My reaction:
Wow. It's fascinating. Just 17 minutes of fascinating. The quality is impeccable, and it REALLY shows you how they made the film, how some of the difficult effects were planned.
With this quality it's the kind of thing you would pray to see on an official DVD release!
Some of it is timing tests, using cutouts to see how difficult effects in, say, the war machine scene would be planned. There isn't a lot of character animation, but what's there is very interesting. There are even snippets of the enchanted prince and the Thief on springs.
I'll be spreading this around - it would actually make nice DVD menus too, to tell the truth.
There's actually a couple of little things here I can use in my edit itself. Very little, but they're in there. There's a bit of Zigzag saying "for breakfast, you'll have cobbler" ... and then shots of the staircase ... Zigzag and Phido aren't on the staircase there so I'll have to fiddle with it, but certainly usable stuff there. There's also a pencil test of an overhead shot of Zigzag and Tack on the battlefield, and that's a shot which is just a storyboard in the workprint. Brief but it's in there.
Such artistry. This was gold. Thanks so much to the sender.
Eddie Bowers, who sent me SLP copies of his copies of things YEARS ago, which got me interested in The Thief in the first place, has now actually lent me his original SP tapes of things.
Most notably, this gives me a better copy of Animating Art.
And Chris Sobieniak has lent me his tape of various Richard Williams commercials.
All this came today. It was a good day.
The edit is going well. I've managed to do a lot of new compositing effects and fix all the old ones. The combinations of workprint and finished footage in the witch scene is a lot smoother now. I've got a little left to go over there but I'm starting on the war machine.

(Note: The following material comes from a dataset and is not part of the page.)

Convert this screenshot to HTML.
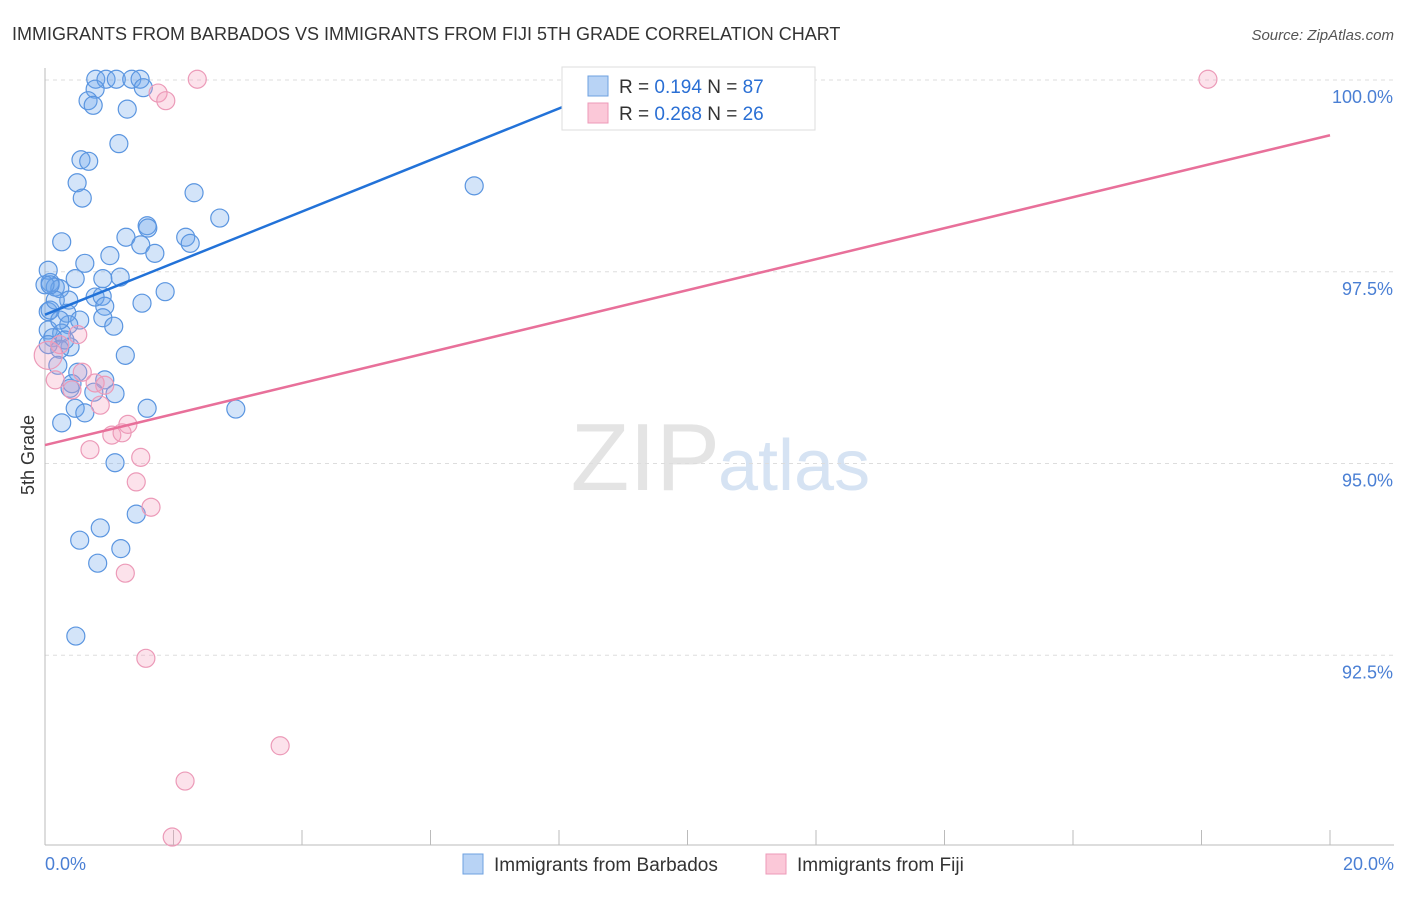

Kevin Dorsey's voice is no longer in the dub anywhere. I sitll prefer his reading of the lines in that one scene, but with a good copy of the original recording now in my possession, there was no reason to use his reading anymore.
I am making changes to the sound mix to cut down on Robert Folk's score.
It's going well.
MORE NOTES ON THE CALVERT PRINCESS WORK IN PROGRESS:
I said the Calvert "Princess" work in progress had no actual Calvert animation in it yet ... but it does contain at least one shot that was animated by Calvert's team. There's a shot of Tack saying "please, you must help us," in pencil test, so Calvert's team definitely did that.
It's probable that they animated the one pencil shot of the witch's eye in the lamp too then. It matches the Calvert storyboards.
There's a curious shot of the witch's knee shaking, and her grabbing it to stop it shaking - this looks like a bad Calvert shot in the final cut, but it appears as finished animation in the Calvert WIP. And the animation in the WIP is different from what we see in the final (different background, slightly more on-model witch). Normally having finished animation in the WIP would mean it was a Williams shot, but it's too bad animationwise. My guess - Calvert's team started with the witch scene, doing test animation for this scene before any other, and they had a rough version of this shot done early on, which they later redid.
Also, I'm convinced that certain scenes which only appear as storyboards in this WIP, which SHOULD mean that Williams' team never even penciled them, were actually pencilled by the real guys and just not included in this cut.
Nanny's fight with the brigands seems like Williams work, and so does the last shot with Yumyum and Tack (despite it not matching Sean Connery's voice track).
There are other examples, but I'll stick with those.